Space-efficient scheduling of multithreaded computations

This paper considers the problem of scheduling dynamic parallel computations to achieve linear speedup without using significantly more space per processor than that required for a single-processor execution. Utilizing a new graph-theoretic model of multithreaded computation, execution efficiency is quantified by three important measures: T1 is the time required for executing the computation on a 1 processor, $T_\infty$ is the time required by an infinite number of processors, and S1 is the space required to execute the computation on a 1 processor.
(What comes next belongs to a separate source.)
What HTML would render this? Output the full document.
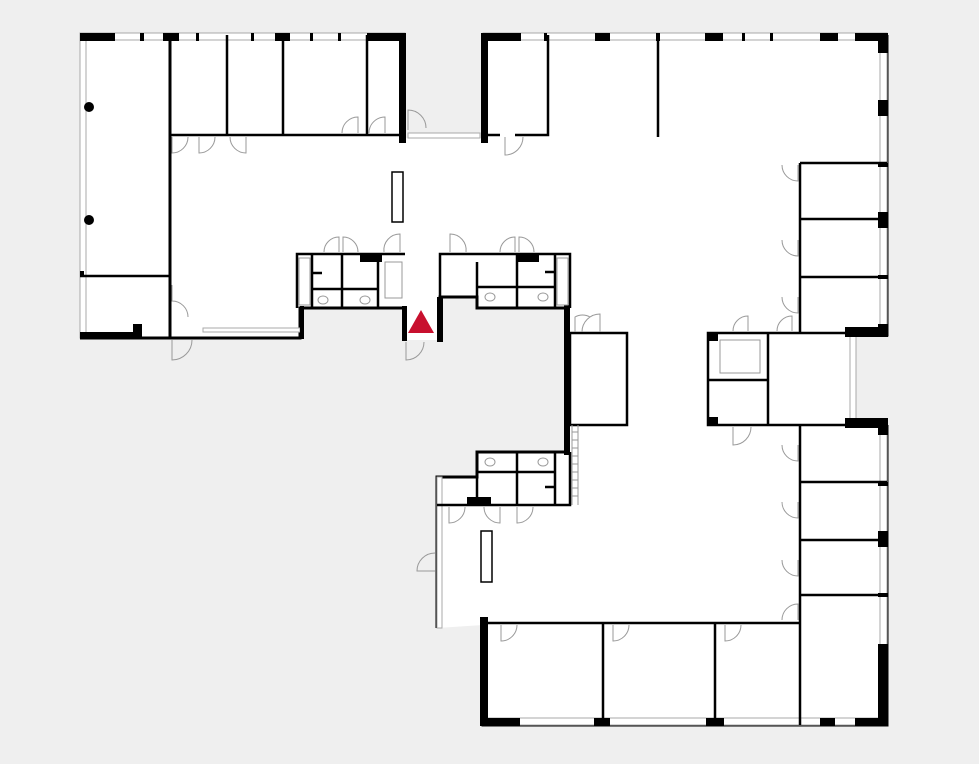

A computation executed on P processors is time-efficient if the time is $O(T_1/P + T_\infty)$, that is, it achieves linear speedup when $P=O(T_1/T_\infty)$, and it is space-efficient if it uses O(S1P) total space, that is, the space per processor is within a constant factor of that required for a 1-processor execution. The first result derived from this model shows that there exist multithreaded computations such that no execution schedule can simultaneously achieve efficient time and efficient space. But by restricting attention to "strict" computations---those in which all arguments to a procedure must be available before the procedure can be invoked---much more positive results are obtainable. Specifically, for any strict multithreaded computation, a simple online algorithm can compute a schedule that is both time-efficient and space-efficient. Unfortunately, because the algorithm uses a global queue, the overhead of computing the schedule can be substantial. This problem is overcome by a decentralized algorithm that can compute and execute a P-processor schedule online in expected time $O(T_1/P + T_\infty\lg P)$ and worst-case space $O(S_1P\lg P)$, including overhead costs.